In the Sacrament, in the Church's vicarious symbolic action, the Lord has reserved for himself the permanent institution of the priestly ministry. The quite specific link between the «once» and the «always», that holds good for the mystery of Christ as a whole, is here made visible in an exemplary way. The «always» of the sacrament, the presence in pneumatical form of the Church's historical origin in every age, presupposes the link with the «ephapax» (εφαπαξ), with the unrepeatable event from which the Church derives her origin. This link with the origin, this stake planted in the ground of the once-only and unrepeatable event, can never be repudiated. Never can we take refuge in a free-floating pneumatology; nor abandon the solid ground of the Incarnation, the historical action of God.
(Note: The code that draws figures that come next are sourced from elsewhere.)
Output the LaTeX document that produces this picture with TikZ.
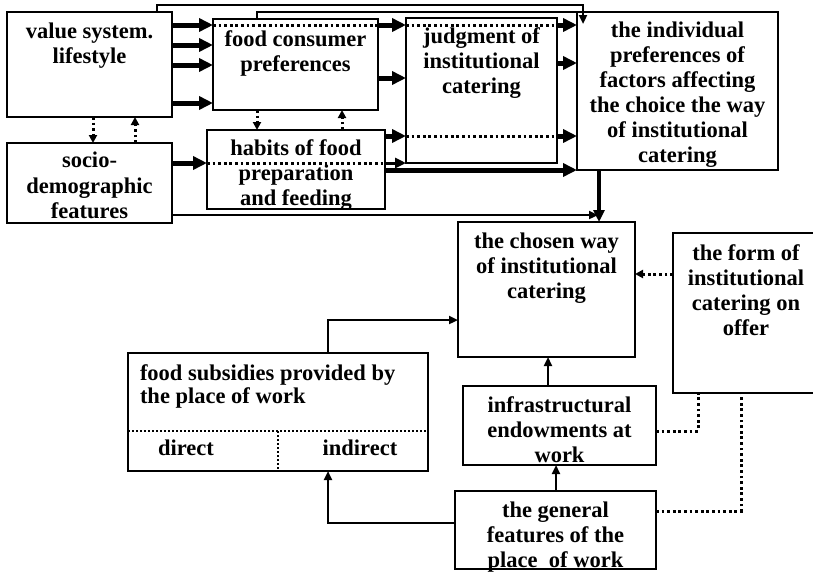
\documentclass[tikz,border=0pt]{standalone}
\usepackage{fontspec}
\setmainfont{Liberation Serif}
\usetikzlibrary{arrows.meta,calc}
\newcommand\bxt[4]{\parbox[c][#2pt][t]{#1pt}{\centering\vspace*{#3pt}\rule{0pt}{15pt}#4\par}}
\begin{document}
\begin{tikzpicture}[x=1pt,y=-1pt,
  box/.style={draw, line width=2.4pt, inner sep=0pt, outer sep=0pt, anchor=north west,
    font=\fontsize{22.5}{25}\selectfont\bfseries},
  txt/.style={inner sep=0pt, outer sep=0pt, font=\fontsize{22.5}{25}\selectfont\bfseries},
  thk/.style={line width=5pt, -{Triangle[length=14pt,width=13pt]}},
  midarr/.style={line width=3pt, -{Triangle[length=11pt,width=10pt]}},
  vert/.style={line width=4pt, -{Triangle[length=12pt,width=11pt]}},
  med/.style={line width=2.2pt},
  medarr/.style={line width=2.2pt, -{Triangle[length=9pt,width=8pt]}},
  dots/.style={line width=3pt, dash pattern=on 2.8pt off 2.8pt},
  dotarr/.style={dots, -{Triangle[length=8pt,width=8pt]}},
  fine dots/.style={line width=2pt, dash pattern=on 2pt off 2pt}
]
\useasboundingbox (0,0) rectangle (813,571);
% boxes
\node[box] (val) at (7,12) {\bxt{165}{105}{11}{value system.\\lifestyle}};
\node[box] (fcp) at (213,19) {\bxt{165}{91}{12}{food consumer\\preferences}};
\node[box] (hab) at (207,130) {\bxt{178}{79}{10}{habits of food\\preparation\\and feeding}};
\node[box] (soc) at (7,143) {\bxt{165}{80}{9}{\baselineskip=25.5pt socio-\\demographic\\features}};
\node[box] (jud) at (406,18) {\bxt{151}{145}{10}{judgment of\\institutional\\catering}};
\node[box] (ind) at (577,12) {\bxt{201}{158}{10}{the individual\\preferences of\\factors affecting\\the choice the way\\of institutional\\catering}};
\node[box] (cho) at (458,222) {\bxt{177}{135}{11}{the chosen way\\of institutional\\catering}};
\node[box] (frm) at (673,233) {\bxt{146}{160}{12}{the form of\\institutional\\catering on\\offer}};
\node[box] (inf) at (463,386) {\bxt{193}{79}{11}{infrastructural\\endowments at\\work}};
\node[box] (gen) at (455,491) {\bxt{201}{78}{11}{the general\\features of the\\place\ \ of work}};
\node[box] (sub) at (128,353) {\parbox[c][118pt][t]{300pt}{\raggedright\leftskip=12pt\fontsize{22.5}{23}\selectfont\vspace*{12pt}\rule{0pt}{15pt}food subsidies provided by\\the place of work\par}};
\node[txt, anchor=base] (dir) at (186,455) {direct};
\node[txt, anchor=base] (indir) at (360,455) {indirect};
\draw[fine dots] (sub.west |- 0,431) -- (sub.east |- 0,431);
\draw[fine dots] (278,431) -- (sub.south -| 278,0);
% connectors top
\coordinate (indin) at (583,24);
\draw[medarr] (val.north -| 157,0) |- (indin |- 0,5) -- (indin);
\draw[med] (fcp.north -| 257,0) |- (ind.north west);
\draw[thk] (val.east |- 0,25) -- (fcp.west |- 0,25);
\draw[thk] (val.east |- 0,45) -- (fcp.west |- 0,45);
\draw[thk] (val.east |- 0,65) -- (fcp.west |- 0,65);
\draw[thk] (val.east |- 0,103) -- (fcp.west |- 0,103);
\draw[dots] (fcp.west |- 0,25) -- (fcp.east |- 0,25);
\draw[thk] (fcp.east |- 0,25) -- (jud.west |- 0,25);
\draw[dots] (jud.west |- 0,25) -- (jud.east |- 0,25);
\draw[thk] (jud.east |- 0,25) -- (ind.west |- 0,25);
\draw[thk] (fcp.east |- 0,78) -- (jud.west |- 0,78);
\draw[thk] (jud.east |- 0,63) -- (ind.west |- 0,63);
\draw[dotarr] (val.south -| 93,0) -- (soc.north -| 93,0);
\draw[dotarr] (soc.north -| 135,0) -- (val.south -| 135,0);
\draw[dotarr] (fcp.south -| 257,0) -- (hab.north -| 257,0);
\draw[dotarr] (hab.north -| 342,0) -- (fcp.south -| 342,0);
\draw[thk] (soc.east |- 0,163) -- (hab.west |- 0,163);
\draw[dots] (hab.west |- 0,163) -- (hab.east |- 0,163);
\draw[midarr] (hab.east |- 0,163) -- (jud.south west);
\draw[thk] (hab.east |- 0,170) -- (ind.south west);
\draw[thk] (hab.east |- 0,136) -- (jud.west |- 0,136);
\draw[dots] (jud.west |- 0,136) -- (jud.east |- 0,136);
\draw[thk] (jud.east |- 0,136) -- (ind.west |- 0,136);
\coordinate (mrg) at (598,215);
\draw[medarr] (soc.east |- mrg) -- (mrg);
\draw[vert] (ind.south -| 599,0) -- (cho.north -| 599,0);
% lower connectors
\draw[medarr] (sub.north -| 328,0) |- (cho.west |- 0,320);
\draw[medarr] (gen.west |- 0,523) -| (sub.south -| 328,0);
\draw[medarr] (inf.north -| 548,0) -- (cho.south -| 548,0);
\draw[medarr] (gen.north -| 556,0) -- (inf.south -| 556,0);
\draw[dotarr] (frm.west |- 0,274) -- (cho.east |- 0,274);
\draw[dots] (inf.east |- 0,431) -| (frm.south -| 698,0);
\draw[dots] (gen.east |- 0,511) -| (frm.south -| 741,0);
\end{tikzpicture}
\end{document}
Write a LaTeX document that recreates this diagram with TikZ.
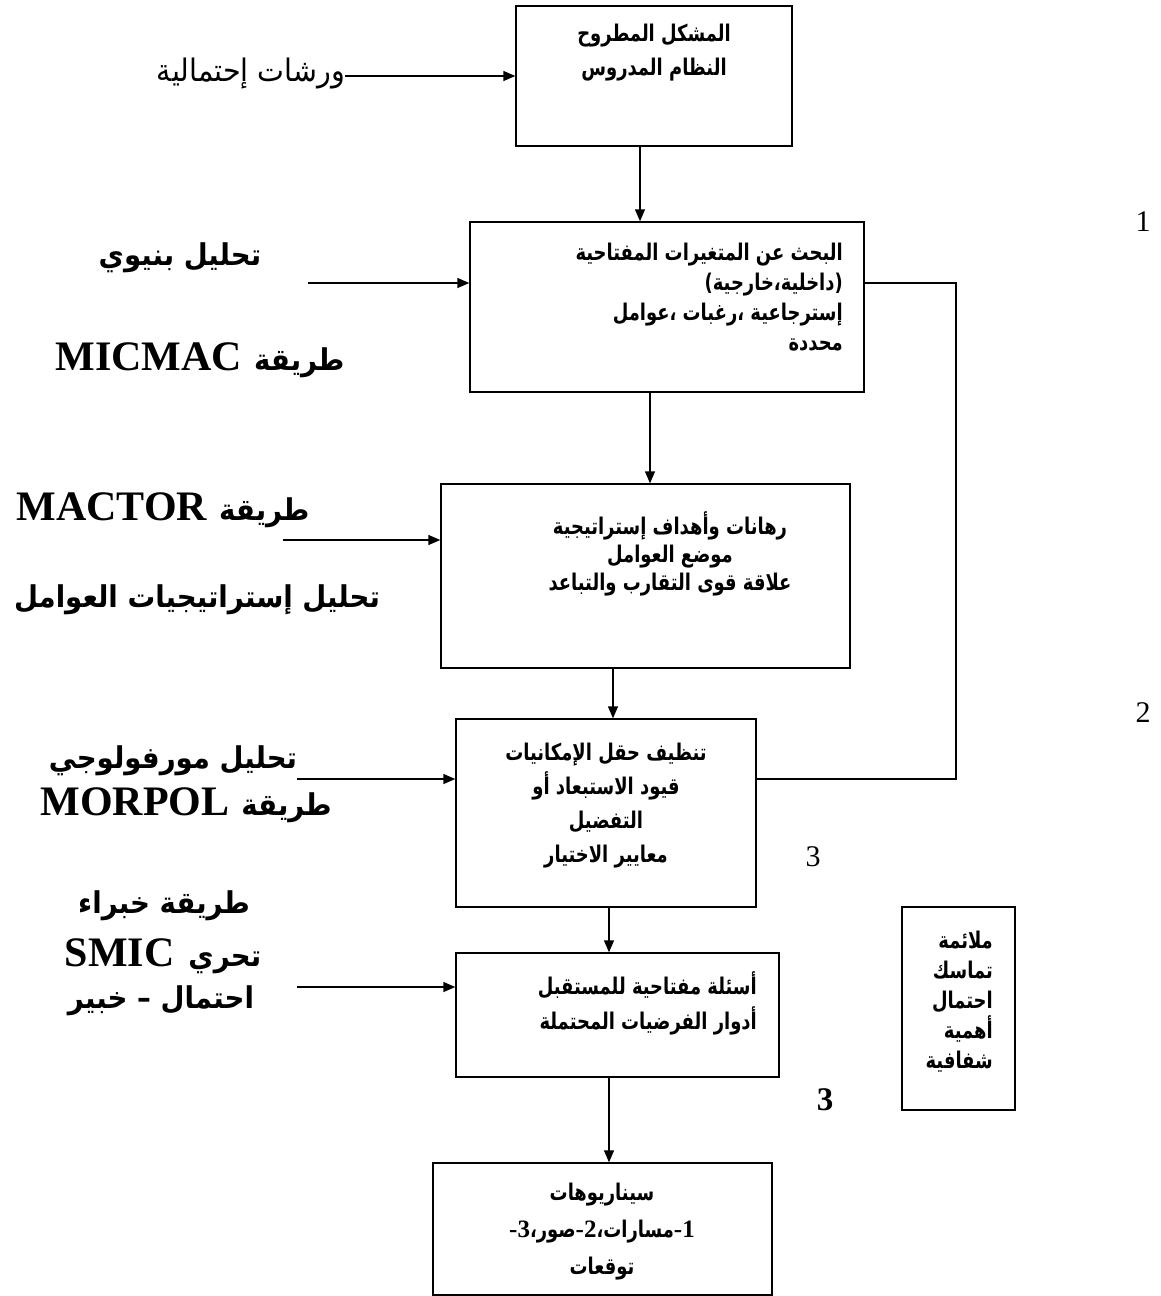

But, conversely, this unrepeatable event is communicated to us in the gift of the Holy Spirit, who is the Spirit of the Risen Lord. It does not vanish, like something dead and gone, into the forever irretrievable past, but bears in itself the power to make itself perpetually present, because Christ has passed through the «curtain, that is, through his flesh» (Heb 10:20) and hence made accessible to us what is eternally renewable in the unrepeatable event. The Incarnation does not stop with the historical Jesus, with his sarx (cf. 2ª Cor 5:16)! The «historical Jesus» has eternal significance precisely because his flesh is transformed in the Resurrection, so that He can make himself present in all places and at all times in the power of the Holy Spirit, as wonderfully shown by the farewell discourses of Jesus in John (cf. especially 14:28): «I go away, and I will come to you». From this christological-pneumatological synthesis it may be inferred that a closer examination of the concept of «apostolic succession» will be of real help in resolving our problem.